## Aim
Skip pictures in the listing below; copy exactly the lines from the one with "Write the TikZ code for this diagram." through the one with "EFEKTIF :\\TIM ADMINISTRASI\\TIM", inclusive.

[Code that draws figures]

— begin —

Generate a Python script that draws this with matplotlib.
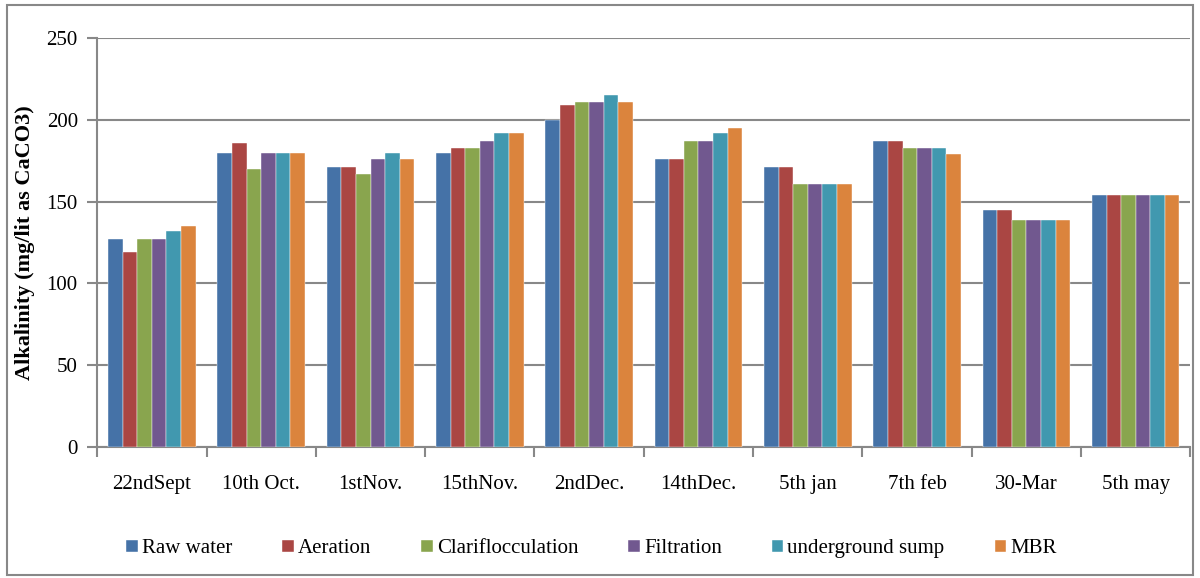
import numpy as np
import matplotlib.pyplot as plt
from matplotlib.patches import Rectangle

# sampling dates and treatment stages
dates = ['22ndSept', '10th Oct.', '1stNov.', '15thNov.', '2ndDec.', '14thDec.',
         '5th jan', '7th feb', '30-Mar', '5th may']
stages = ['Raw water', 'Aeration', 'Clariflocculation', 'Filtration', 'underground sump', 'MBR']

raw_water = [127, 180, 171, 180, 200, 176, 171, 187, 145, 154]
aeration = [119, 186, 171, 183, 209, 176, 171, 187, 145, 154]
clarifloc = [127, 170, 167, 183, 211, 187, 161, 183, 139, 154]
filtration = [127, 180, 176, 187, 211, 187, 161, 183, 139, 154]
sump = [132, 180, 180, 192, 215, 192, 161, 183, 139, 154]
mbr = [135, 180, 176, 192, 211, 195, 161, 179, 139, 154]

series = [raw_water, aeration, clarifloc, filtration, sump, mbr]
colors = ['#4572A7', '#AA4643', '#89A54E', '#71588F', '#4198AF', '#DB843D']

plt.rcParams['font.family'] = ['Liberation Serif', 'DejaVu Serif']

fig = plt.figure(figsize=(12, 5.78), dpi=100)
ax = fig.add_axes([0.081, 0.2266, 0.911, 0.7076])

x = np.arange(len(dates))
w = 0.8 / len(series)
for i, (vals, col) in enumerate(zip(series, colors)):
    ax.bar(x - 0.4 + w * (i + 0.5), vals, w, color=col, label=stages[i],
           edgecolor='white', linewidth=0.3, zorder=3)

ax.set_xlim(-0.5, len(dates) - 0.5)
ax.set_ylim(0, 250)
ax.set_yticks(range(0, 251, 50))
ax.yaxis.grid(True, color='#888888', linewidth=1.5, zorder=0)

ax.set_xticks(x)
ax.set_xticklabels(dates, fontsize=15)
ax.tick_params(axis='x', length=0, pad=20)
ax.set_xticks(np.arange(-0.5, len(dates)), minor=True)
ax.tick_params(axis='x', which='minor', length=7, color='#888888', width=1.5)
ax.tick_params(axis='y', labelsize=15, length=7, color='#888888', width=1.5, pad=7)

for s in ['top', 'right']:
    ax.spines[s].set_visible(False)
for s in ['left', 'bottom']:
    ax.spines[s].set_color('#888888')
    ax.spines[s].set_linewidth(1.5)

ax.set_ylabel('Alkalinity (mg/lit as CaCO3)', fontsize=16, fontweight='bold', labelpad=8)

ax.legend(loc='center', bbox_to_anchor=(0.452, -0.249), ncol=6, frameon=False,
          fontsize=15, handlelength=0.55, handleheight=0.55, handletextpad=0.2,
          columnspacing=2.4)

# outer chart border
fig.patches.append(Rectangle((0.006, 0.006), 0.988, 0.985, transform=fig.transFigure,
                             fill=False, edgecolor='#888888', linewidth=1.5))

fig.savefig('out.png', dpi=100)
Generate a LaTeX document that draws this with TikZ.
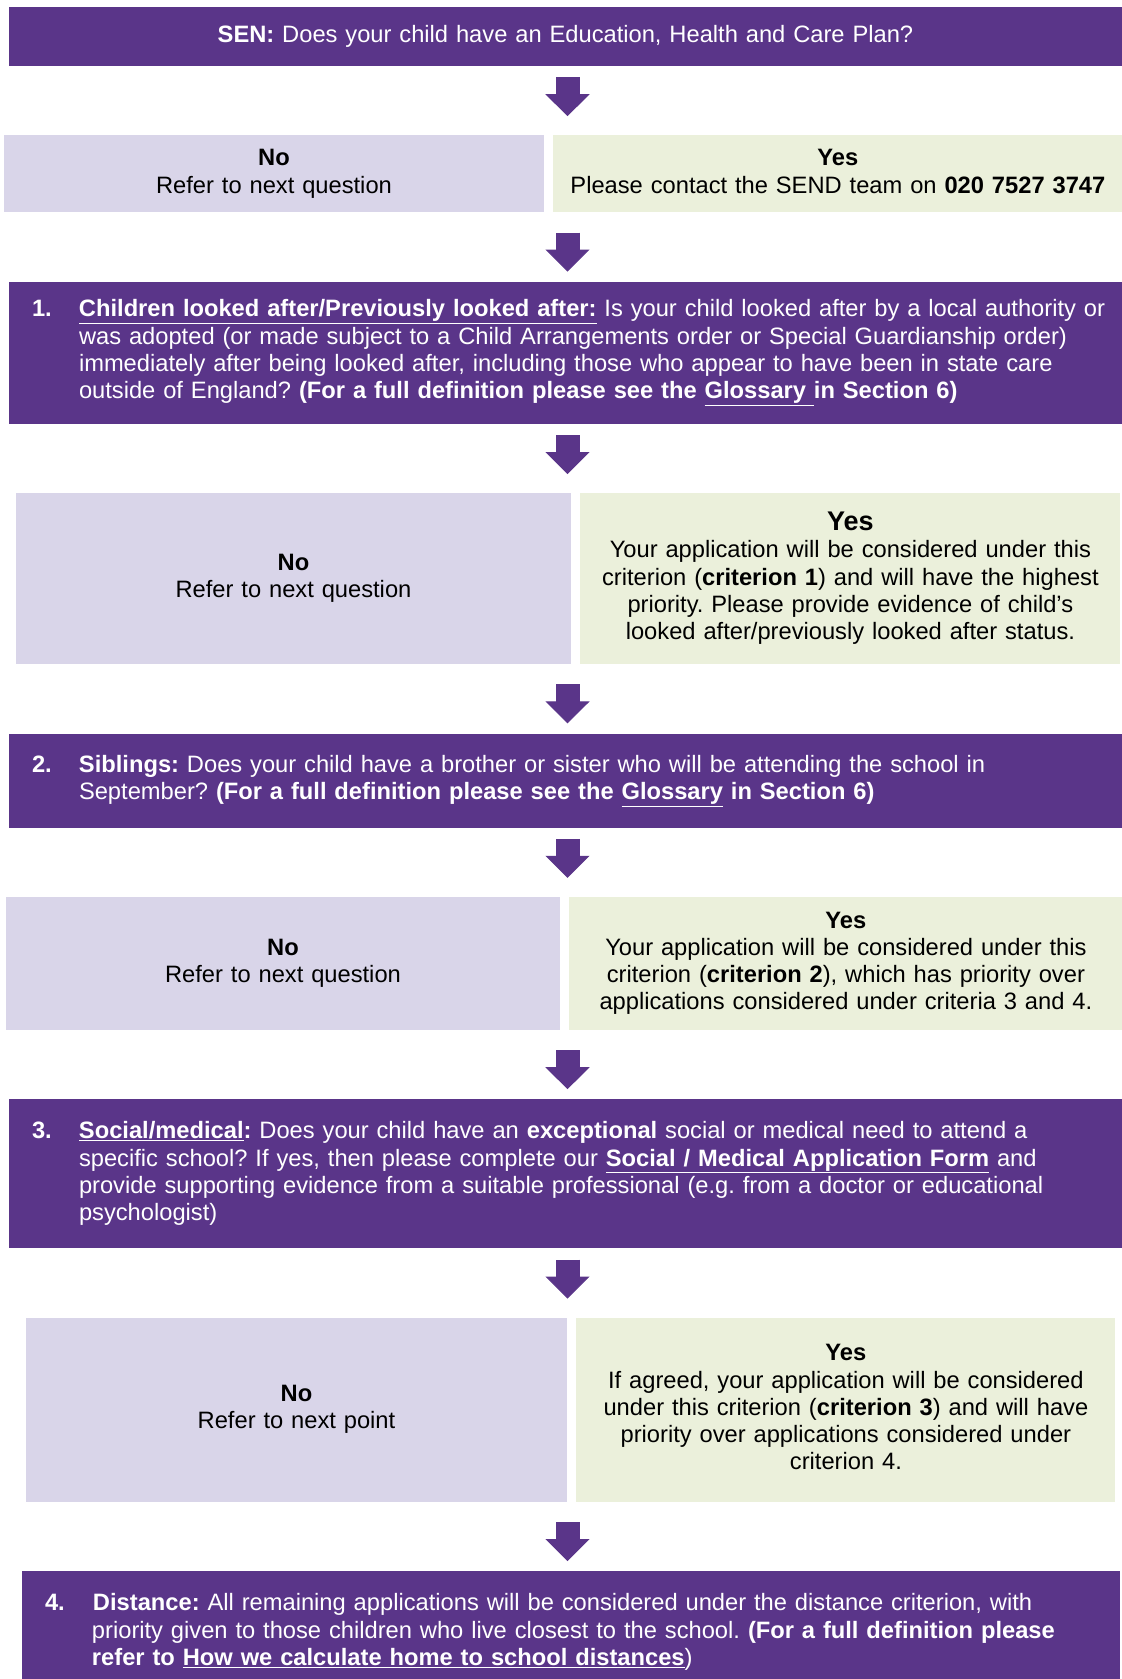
\documentclass[tikz,border=0pt]{standalone}
\usepackage{fontspec}
\setmainfont{Liberation Sans}
\usepackage{xcolor}
\definecolor{sendpurple}{RGB}{90,53,137}
\definecolor{nolilac}{RGB}{217,213,233}
\definecolor{yesgreen}{RGB}{235,240,219}
\usetikzlibrary{positioning, calc, arrows.meta}
\newcommand{\cont}{\hspace*{47pt}}
\newcommand{\linestrut}{\rule[-5.5pt]{0pt}{22pt}}
\tikzstyle{Box} = [inner ysep=0pt,
execute at begin node=\linestrut, execute at end node=\linestrut]
\tikzstyle{Question} = [Box,
fill=sendpurple, text=white,
align=left, inner xsep=23pt,
text width=1090pt]
\tikzstyle{NoBox} = [Box, fill=nolilac, align=center, inner xsep=0pt]
\tikzstyle{YesBox} = [Box, fill=yesgreen, align=center, inner xsep=0pt]
\tikzstyle{Arrow} = [
draw=sendpurple, line width=24pt,
-{Triangle[width=44pt, length=22pt, line width=1pt]}]
\tikzstyle{FromQuestion} = [Arrow, shorten <=11pt, shorten >=19pt]
\tikzstyle{FromAnswer} = [Arrow, shorten <=20pt, shorten >=10pt]

\begin{document}
\frenchspacing
\begin{tikzpicture}[font=\fontsize{23.7}{27.3}\selectfont]
    \useasboundingbox (0,0) rectangle (1122pt,-1679pt);
    \clip (0,0) rectangle (1122pt,-1679pt);
    \coordinate (mid) at (567.5pt,0);

    \node [Question, align=center, text width=1067pt, minimum height=59pt] (sen) at (565.5pt,-36.5pt)
        {\textbf{SEN:} Does your child have an Education, Health and Care Plan?};

    \node [NoBox, below=69pt of sen.south west, anchor=north west, xshift=-5pt,
        text width=540pt, minimum height=77pt] (no1) {\textbf{No}\\Refer to next question};
    \node [YesBox, right=9pt of no1, text width=569pt, minimum height=77pt] (yes1)
        {\textbf{Yes}\\Please contact the SEND team on \textbf{020 7527 3747}};

    \node [Question, below=69pt of no1.south west, anchor=north west, xshift=5pt,
        minimum height=142pt] (q1)
        {\makebox[47pt][l]{\textbf{1.}}\underline{\textbf{Children looked after/Previously looked after:}} Is your child looked after by a local authority or\\
        \cont was adopted (or made subject to a Child Arrangements order or Special Guardianship order)\\
        \cont immediately after being looked after, including those who appear to have been in state care\\
        \cont outside of England? \textbf{(For a full definition please see the \underline{Glossary\ }in Section 6)}};

    \node [NoBox, below=69pt of q1.south west, anchor=north west, xshift=7pt,
        text width=555pt, minimum height=171pt] (no2) {\textbf{No}\\Refer to next question};
    \node [YesBox, right=9pt of no2, text width=540pt, minimum height=171pt] (yes2)
        {{\fontsize{27}{30}\selectfont\textbf{Yes}}\\Your application will be considered under this\\
        criterion (\textbf{criterion 1}) and will have the highest\\
        priority. Please provide evidence of child’s\\
        looked after/previously looked after status.};

    \node [Question, below=69pt of no2.south west, anchor=north west, xshift=-7pt,
        minimum height=94pt] (q2)
        {\makebox[47pt][l]{\textbf{2.}}\textbf{Siblings:} Does your child have a brother or sister who will be attending the school in\\
        \cont September? \textbf{(For a full definition please see the \underline{Glossary} in Section 6)}};

    \node [NoBox, below=69pt of q2.south west, anchor=north west, xshift=-3pt,
        text width=554pt, minimum height=133pt] (no3) {\textbf{No}\\Refer to next question};
    \node [YesBox, right=9pt of no3, text width=553pt, minimum height=133pt] (yes3)
        {\textbf{Yes}\\Your application will be considered under this\\
        criterion (\textbf{criterion 2}), which has priority over\\
        applications considered under criteria 3 and 4.};

    \node [Question, below=69pt of no3.south west, anchor=north west, xshift=3pt,
        minimum height=149pt] (q3)
        {\makebox[47pt][l]{\textbf{3.}}\underline{\textbf{Social/medical}}\textbf{:} Does your child have an \textbf{exceptional} social or medical need to attend a\\
        \cont specific school? If yes, then please complete our \underline{\textbf{Social / Medical Application Form}} and\\
        \cont provide supporting evidence from a suitable professional (e.g. from a doctor or educational\\
        \cont psychologist)};

    \node [NoBox, below=69pt of q3.south west, anchor=north west, xshift=17pt,
        text width=541pt, minimum height=184pt] (no4) {\textbf{No}\\Refer to next point};
    \node [YesBox, right=9pt of no4, text width=539pt, minimum height=184pt] (yes4)
        {\textbf{Yes}\\If agreed, your application will be considered\\
        under this criterion (\textbf{criterion 3}) and will have\\
        priority over applications considered under\\
        criterion 4.};

    \node [Question, below=69pt of no4.south west, anchor=north west, xshift=-4pt,
        text width=1052pt, minimum height=122pt] (q4)
        {\makebox[48pt][l]{\textbf{4.}}\textbf{Distance:} All remaining applications will be considered under the distance criterion, with\\
        \cont priority given to those children who live closest to the school. \textbf{(For a full definition please}\\
        \cont \textbf{refer to \underline{How we calculate home to school distances}})};

    % arrows down the chart
    \draw[FromQuestion] (sen.south -| mid) -- (no1.north -| mid);
    \draw[FromAnswer] (no1.south -| mid) -- (q1.north -| mid);
    \draw[FromQuestion] (q1.south -| mid) -- (no2.north -| mid);
    \draw[FromAnswer] (no2.south -| mid) -- (q2.north -| mid);
    \draw[FromQuestion] (q2.south -| mid) -- (no3.north -| mid);
    \draw[FromAnswer] (no3.south -| mid) -- (q3.north -| mid);
    \draw[FromQuestion] (q3.south -| mid) -- (no4.north -| mid);
    \draw[FromAnswer] (no4.south -| mid) -- (q4.north -| mid);
\end{tikzpicture}
\end{document}
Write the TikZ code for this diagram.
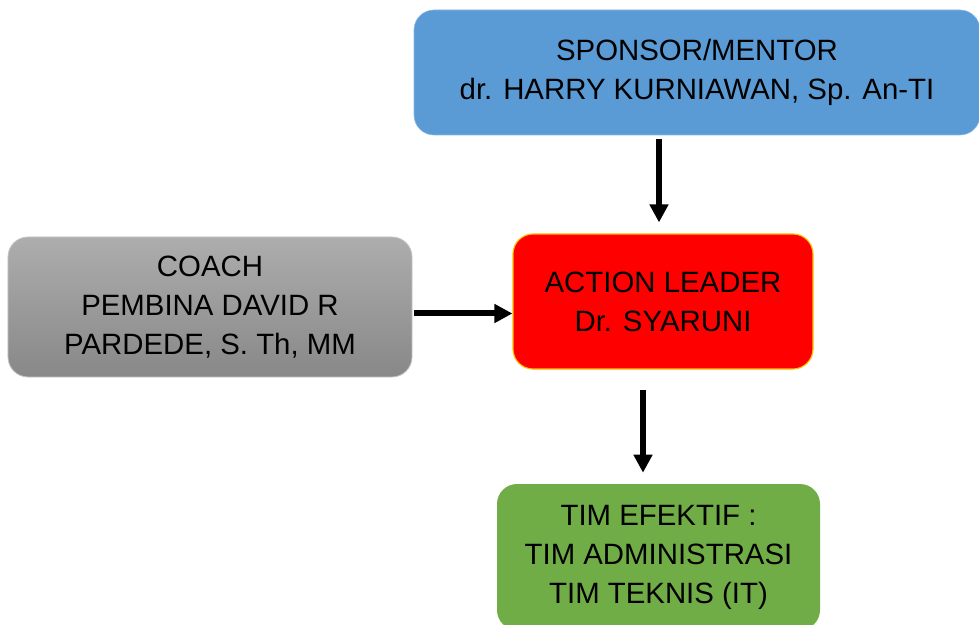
\documentclass[tikz,border=0pt]{standalone}
\usepackage{fontspec}
\setmainfont{Liberation Sans}
\usetikzlibrary{arrows.meta}
\usetikzlibrary{positioning}

\definecolor{sponsorBlue}{HTML}{5B9BD5}
\definecolor{sponsorEdge}{HTML}{8DB8E3}
\definecolor{coachTop}{HTML}{ADADAD}
\definecolor{coachBottom}{HTML}{888888}
\definecolor{coachEdge}{HTML}{C4C4C4}
\definecolor{leaderRed}{HTML}{FF0000}
\definecolor{leaderEdge}{HTML}{FFC000}
\definecolor{teamGreen}{HTML}{70AD47}

\begin{document}
\begin{tikzpicture}[
	box/.style={rounded corners=0.5cm, align=center, inner sep=0pt, text=black,
		font=\fontsize{20.9}{27.7}\selectfont},
	arr/.style={line width=0.15cm, -{Triangle[length=0.45cm,width=0.45cm]}}
]

	% picture size, 1px = 0.025cm
	\def\picW{24.475}
	\def\picH{15.625}
	\useasboundingbox (0,0) rectangle (\picW,-\picH);
	\clip (0,0) rectangle (\picW,-\picH);

	% the four boxes
	\node[box, fill=sponsorBlue, draw=sponsorEdge, line width=0.4pt,
		minimum width=14.15cm, minimum height=3.125cm] (sponsor) at (17.425,-1.8125)
		{SPONSOR/MENTOR\\dr. HARRY KURNIAWAN, Sp. An-TI};
	\node[box, top color=coachTop, bottom color=coachBottom, draw=coachEdge, line width=0.6pt,
		minimum width=10.1cm, minimum height=3.5cm] (coach) at (5.25,-7.675)
		{COACH\\PEMBINA DAVID R\\PARDEDE, S. Th, MM};
	\node[box, fill=leaderRed, draw=leaderEdge, line width=0.8pt,
		minimum width=7.5cm, minimum height=3.375cm] (leader) at (16.575,-7.5375)
		{ACTION LEADER\\Dr. SYARUNI};
	\node[box, fill=teamGreen,
		minimum width=8.075cm, minimum height=3.65cm] (team) at (16.4625,-13.925)
		{TIM EFEKTIF :\\TIM ADMINISTRASI\\TIM TEKNIS (IT)};

	% arrows between the boxes
	\draw[arr, shorten <=0.1cm, shorten >=0.275cm]
		([xshift=-0.1cm]sponsor.south -| leader.north) -- ([xshift=-0.1cm]leader.north);
	\draw[arr, shorten <=0.05cm]
		([yshift=-0.3cm]leader.west -| coach.east) -- ([yshift=-0.3cm]leader.west);
	\draw[arr, shorten <=0.5cm, shorten >=0.275cm]
		([xshift=-0.5cm]leader.south) -- ([xshift=-0.5cm]leader.south |- team.north);

\end{tikzpicture}
\end{document}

— end —

## Result of this exercise
Write the TikZ code for this diagram.
\documentclass[tikz,border=0pt]{standalone}
\usepackage{fontspec}
\setmainfont{Liberation Sans}
\usetikzlibrary{arrows.meta}
\usetikzlibrary{positioning}

\definecolor{sponsorBlue}{HTML}{5B9BD5}
\definecolor{sponsorEdge}{HTML}{8DB8E3}
\definecolor{coachTop}{HTML}{ADADAD}
\definecolor{coachBottom}{HTML}{888888}
\definecolor{coachEdge}{HTML}{C4C4C4}
\definecolor{leaderRed}{HTML}{FF0000}
\definecolor{leaderEdge}{HTML}{FFC000}
\definecolor{teamGreen}{HTML}{70AD47}

\begin{document}
\begin{tikzpicture}[
	box/.style={rounded corners=0.5cm, align=center, inner sep=0pt, text=black,
		font=\fontsize{20.9}{27.7}\selectfont},
	arr/.style={line width=0.15cm, -{Triangle[length=0.45cm,width=0.45cm]}}
]

	% picture size, 1px = 0.025cm
	\def\picW{24.475}
	\def\picH{15.625}
	\useasboundingbox (0,0) rectangle (\picW,-\picH);
	\clip (0,0) rectangle (\picW,-\picH);

	% the four boxes
	\node[box, fill=sponsorBlue, draw=sponsorEdge, line width=0.4pt,
		minimum width=14.15cm, minimum height=3.125cm] (sponsor) at (17.425,-1.8125)
		{SPONSOR/MENTOR\\dr. HARRY KURNIAWAN, Sp. An-TI};
	\node[box, top color=coachTop, bottom color=coachBottom, draw=coachEdge, line width=0.6pt,
		minimum width=10.1cm, minimum height=3.5cm] (coach) at (5.25,-7.675)
		{COACH\\PEMBINA DAVID R\\PARDEDE, S. Th, MM};
	\node[box, fill=leaderRed, draw=leaderEdge, line width=0.8pt,
		minimum width=7.5cm, minimum height=3.375cm] (leader) at (16.575,-7.5375)
		{ACTION LEADER\\Dr. SYARUNI};
	\node[box, fill=teamGreen,
		minimum width=8.075cm, minimum height=3.65cm] (team) at (16.4625,-13.925)
		{TIM EFEKTIF :\\TIM ADMINISTRASI\\TIM TEKNIS (IT)};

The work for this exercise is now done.